__Collected data__.
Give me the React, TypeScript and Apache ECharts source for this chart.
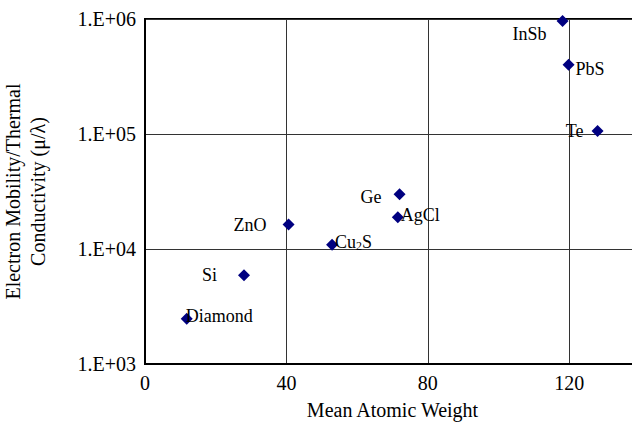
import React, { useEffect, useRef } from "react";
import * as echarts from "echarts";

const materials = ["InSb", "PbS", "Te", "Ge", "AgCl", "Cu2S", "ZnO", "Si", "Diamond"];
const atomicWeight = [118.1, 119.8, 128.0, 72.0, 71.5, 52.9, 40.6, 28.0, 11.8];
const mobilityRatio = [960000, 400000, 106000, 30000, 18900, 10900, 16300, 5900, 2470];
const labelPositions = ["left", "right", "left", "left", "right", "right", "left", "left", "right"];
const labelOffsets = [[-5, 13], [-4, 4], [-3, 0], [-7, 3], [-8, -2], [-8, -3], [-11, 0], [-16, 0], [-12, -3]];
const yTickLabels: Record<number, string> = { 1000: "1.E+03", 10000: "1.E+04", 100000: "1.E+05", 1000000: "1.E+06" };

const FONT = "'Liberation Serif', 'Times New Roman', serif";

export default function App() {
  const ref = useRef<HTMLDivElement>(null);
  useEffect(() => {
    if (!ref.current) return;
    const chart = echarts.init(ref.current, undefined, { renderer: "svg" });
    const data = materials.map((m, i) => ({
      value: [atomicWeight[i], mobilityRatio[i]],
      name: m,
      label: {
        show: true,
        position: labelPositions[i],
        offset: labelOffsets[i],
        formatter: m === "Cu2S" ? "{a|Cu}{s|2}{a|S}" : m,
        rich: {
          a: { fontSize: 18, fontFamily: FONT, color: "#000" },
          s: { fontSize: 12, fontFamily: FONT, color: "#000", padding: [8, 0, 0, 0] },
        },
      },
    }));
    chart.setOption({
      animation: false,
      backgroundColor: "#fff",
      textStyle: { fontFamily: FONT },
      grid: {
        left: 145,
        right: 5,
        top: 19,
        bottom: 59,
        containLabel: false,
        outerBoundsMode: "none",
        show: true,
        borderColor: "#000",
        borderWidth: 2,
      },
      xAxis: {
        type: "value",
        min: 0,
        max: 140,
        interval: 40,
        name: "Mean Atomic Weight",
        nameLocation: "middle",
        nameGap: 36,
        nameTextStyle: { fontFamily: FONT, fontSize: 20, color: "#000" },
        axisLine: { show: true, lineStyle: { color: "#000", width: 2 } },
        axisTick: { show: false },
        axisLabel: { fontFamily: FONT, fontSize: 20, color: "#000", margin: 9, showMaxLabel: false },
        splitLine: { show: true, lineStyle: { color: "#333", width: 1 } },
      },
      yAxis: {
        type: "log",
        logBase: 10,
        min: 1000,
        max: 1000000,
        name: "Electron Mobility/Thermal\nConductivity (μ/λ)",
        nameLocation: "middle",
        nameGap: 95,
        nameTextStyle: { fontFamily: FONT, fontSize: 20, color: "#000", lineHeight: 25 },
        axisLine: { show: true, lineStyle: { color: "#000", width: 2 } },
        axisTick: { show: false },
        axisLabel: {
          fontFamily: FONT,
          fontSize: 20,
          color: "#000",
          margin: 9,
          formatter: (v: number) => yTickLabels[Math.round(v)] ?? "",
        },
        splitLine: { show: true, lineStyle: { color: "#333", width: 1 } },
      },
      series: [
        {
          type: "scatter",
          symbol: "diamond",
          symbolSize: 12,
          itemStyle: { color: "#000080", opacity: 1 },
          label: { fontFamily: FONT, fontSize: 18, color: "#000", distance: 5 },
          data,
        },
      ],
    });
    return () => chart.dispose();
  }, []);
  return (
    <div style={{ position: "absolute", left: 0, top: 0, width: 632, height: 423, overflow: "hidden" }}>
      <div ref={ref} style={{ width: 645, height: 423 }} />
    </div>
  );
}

__To do__. Find all lines where the word "React" appears. Copy them.

__Written answer__.
Give me the React, TypeScript and Apache ECharts source for this chart.
import React, { useEffect, useRef } from "react";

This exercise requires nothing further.